Following the Toronto Film Festival in September of 2017, “The Current War” was scheduled for a worldwide release in December of that same year. However, the #MeToo movement unveiling multiple instances of sexual harassment perpetrated by Weinstein led to the swift fall of the entertainment tycoon, and his renowned company went down with him.
“The Current War” was thus stuck in a rare state of pre-release limbo, with its primary distribution company all but vanishing before it could hit screens across the globe. While Gomez-Rejon could have taken this opportunity to bury the past and try to forget about the film’s initial failure, he instead decided to make the most of his unique situation. With Weinstein out of the picture, he resolved to reshoot and re-edit “The Current War” to fit his original vision.
With #MeToo chucking Weinstein out, Gomez-Rejon’s Original Vision is In: A Compelling Story that Does Justice to its Historical Roots
Two years after production first wrapped on “The Current War,” Gomez-Rejon was able to get all of the primary actors back on set in London to help him recreate his cut of the film. The new version includes additional scenes that did not make it past development under Weinstein’s control. Likewise, it refocuses the film as a character-based story rather than a jargony historical drama.
Narratively, “The Current War” is about the notorious rivalry between radical inventors Thomas Edison (Cumberbatch) and George Westinghouse (Shannon) at the end of the nineteenth century. In the movie’s dramatization of true events, the two visionary minds compete for the honor of lighting the 1893 Chicago’s Worlds Fair, Edison relying on the Direct Current system for electric light and Westinghouse committed to the Alternating Current system. Also featured in the movie will be historical figures such as inventor Nicola Tesla (Hoult), businessmen Samuel Insull (Holland) and J.P Morgan (Matthew Macfadyen), and spouses Mary Edison (Tuppence Middleton) and Marguerite Westinghouse (Katherine Waterston).
The new director’s cut will retain the bones of the same story, but it will tell that story in a way that Gomez-Rejon sees fitting and just. This is why distinctly adding “Directors Cut” to the title, rather than just putting it as an afterthought, is so important. By specifically calling the project “The Current War: Director’s Cut,” Gomez-Rejon is rebranding the film as something separate from the infamous picture that aired at Toronto in 2017.
Of course, this cut would not be possible without a few powerful allies in Gomez-Rejon’s corner. 101 Studio bought the film’s rights in April, promising to spearhead its wide release. Likewise, long time electricity buff, Timur Bekmambetov, director of “Ben-Hur,” “Abraham Lincoln Vampire Hunter,” and “Wanted,” stepped in to help Gomez-Rejon finance the reshoots.
‘The Director’s’ Allies helped make the ‘Cut’, especially Martin Scorsese who Saved the Day
The most prestigious help came from none other than Martin Scorsese, who took over as an executive producer in the wake of Weinstein’s downfall.
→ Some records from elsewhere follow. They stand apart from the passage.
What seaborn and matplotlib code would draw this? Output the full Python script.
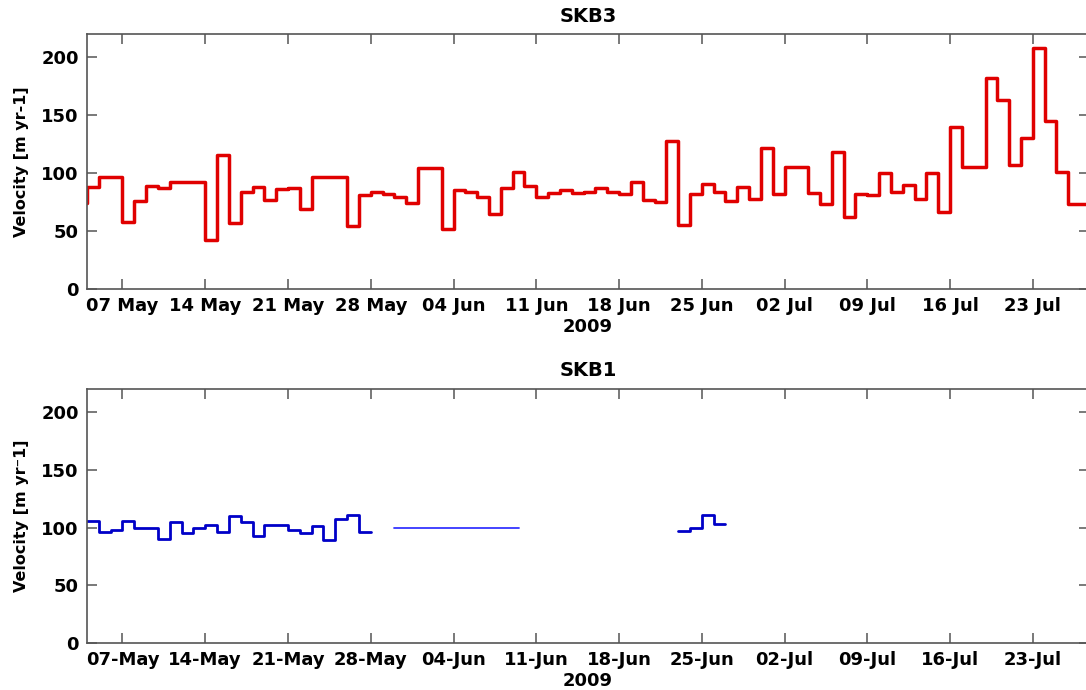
import matplotlib
matplotlib.use('Agg')
import matplotlib.pyplot as plt
import matplotlib.dates as mdates
import pandas as pd
import seaborn as sns

# ---------------- data ----------------
# SKB3: daily velocities (m/yr), first value is 3 May 2009
skb3_start = '2009-05-03'
skb3_values = [74, 88, 97, 97, 58, 76, 89, 87, 92, 92, 92, 42, 116, 57, 84, 88, 77,
               86, 87, 69, 97, 97, 97, 54, 81, 84, 82, 79, 74,
               104, 104, 52, 85, 84, 79, 65, 87, 101, 89, 79, 83, 85, 83, 84, 87,
               84, 82, 92, 77, 75, 128, 55, 82, 91, 84, 76, 88, 78, 122,
               82, 105, 105, 83, 73, 118, 62, 82, 81, 100, 84, 90, 78, 100, 66,
               140, 105, 105, 182, 163, 107, 130, 208, 145, 101, 73, 73]

# SKB1: three pieces
skb1_a_start = '2009-05-04'
skb1_a_values = [106, 96, 98, 106, 100, 100, 90, 105, 95, 100, 102, 96, 110, 105,
                 93, 102, 102, 98, 95, 101, 89, 107, 111, 96]
skb1_b_dates = ['2009-05-30 00:00', '2009-06-09 12:00']
skb1_b_values = [100, 100]
skb1_c_start = '2009-06-23'
skb1_c_values = [97, 100, 111, 103]

tick_dates = pd.date_range('2009-05-07', '2009-07-23', freq='7D')
yticks = [0, 50, 100, 150, 200]
x_range = ('2009-05-04', '2009-07-27 18:00')
y_range = (0, 220)


def step_frame(start, values):
    dates = pd.date_range(start, periods=len(values) + 1, freq='D')
    vals = list(values) + [values[-1]]
    return pd.DataFrame({'date': dates, 'velocity': vals})


# ---------------- style ----------------
sns.set_theme(style='white')
plt.rcParams['font.family'] = ['DejaVu Sans']
plt.rcParams['font.weight'] = 'bold'
plt.rcParams['axes.labelweight'] = 'bold'
plt.rcParams['axes.titleweight'] = 'bold'
plt.rcParams['text.color'] = 'black'
plt.rcParams['axes.labelcolor'] = 'black'

W, H = 1086, 690
fig = plt.figure(figsize=(W / 100, H / 100), dpi=100)
fig.patch.set_facecolor('white')

left = 87 / W
width = (1089 - 87) / W
ax1 = fig.add_axes([left, (H - 289) / H, width, 255 / H])
ax2 = fig.add_axes([left, (H - 643) / H, width, 254 / H])

# top panel
sns.lineplot(data=step_frame(skb3_start, skb3_values), x='date', y='velocity',
             ax=ax1, color='#e00000', linewidth=2.5, drawstyle='steps-post',
             estimator=None, sort=False)

# bottom panel
sns.lineplot(data=step_frame(skb1_a_start, skb1_a_values), x='date', y='velocity',
             ax=ax2, color='#0000c8', linewidth=2.0, drawstyle='steps-post',
             estimator=None, sort=False)
sns.lineplot(data=pd.DataFrame({'date': pd.to_datetime(skb1_b_dates, format='%Y-%m-%d %H:%M'),
                                'velocity': skb1_b_values}),
             x='date', y='velocity', ax=ax2, color='#3535ff', linewidth=1.3,
             estimator=None, sort=False)
sns.lineplot(data=step_frame(skb1_c_start, skb1_c_values), x='date', y='velocity',
             ax=ax2, color='#0000c8', linewidth=2.0, drawstyle='steps-post',
             estimator=None, sort=False)

for ax, title, fmt, ylab in [(ax1, 'SKB3', '%d %b', 'Velocity [m yr-1]'),
                             (ax2, 'SKB1', '%d-%b', 'Velocity [m yr\u207b1]')]:
    ax.set_xlim(pd.Timestamp(x_range[0]), pd.Timestamp(x_range[1]))
    ax.set_ylim(*y_range)
    ax.set_xticks(tick_dates)
    ax.xaxis.set_major_formatter(mdates.DateFormatter(fmt))
    ax.set_yticks(yticks)
    ax.tick_params(direction='in', length=7.5, width=1.1, color='#555555',
                   labelcolor='black', labelsize=13, pad=6,
                   top=True, right=True, bottom=True, left=True)
    for lab in ax.get_xticklabels() + ax.get_yticklabels():
        lab.set_fontweight('bold')
    for sp in ax.spines.values():
        sp.set_color('#555555')
        sp.set_linewidth(1.2)
        sp.set_visible(True)
    ax.set_title(title, fontsize=14, fontweight='bold', pad=9, color='black')
    ax.set_xlabel('2009', fontsize=13, fontweight='bold', labelpad=2, color='black')
    ax.set_ylabel(ylab, fontsize=11.5, fontweight='bold', labelpad=9, color='black')
    ax.grid(False)
    ax.set_facecolor('white')

fig.savefig('out.png', dpi=100)
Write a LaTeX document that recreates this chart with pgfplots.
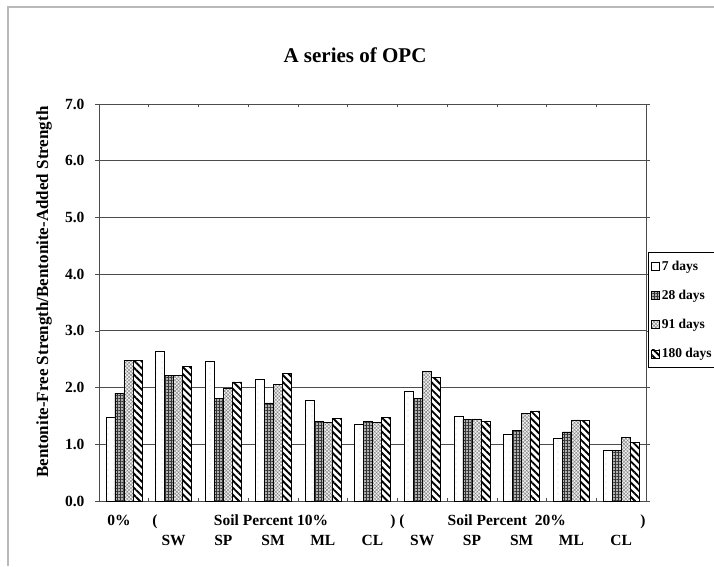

Unlike Weinstein, though, Scorsese took a hands-off approach to the project, helping out when needed, but letting Gomez-Rejon follow his own path. A director himself, Scorsese had respect for the creative process and did not overstep with his authority as producer.
A few lucky viewers have already attended pre-screenings for “The Current War: Director’s Cut” and the verdict has been positive. Most say that the new version vastly exceeds the quality of its predecessor. So rest easy filmgoers, historians, and electricity connoisseurs, for the story of Edison and Westinghouse may finally be told with justice, and regardless of critical reception altogether, Alfonso Gomez-Rejon will be able to continue his career knowing that “The Current War” exists the way he wants it to.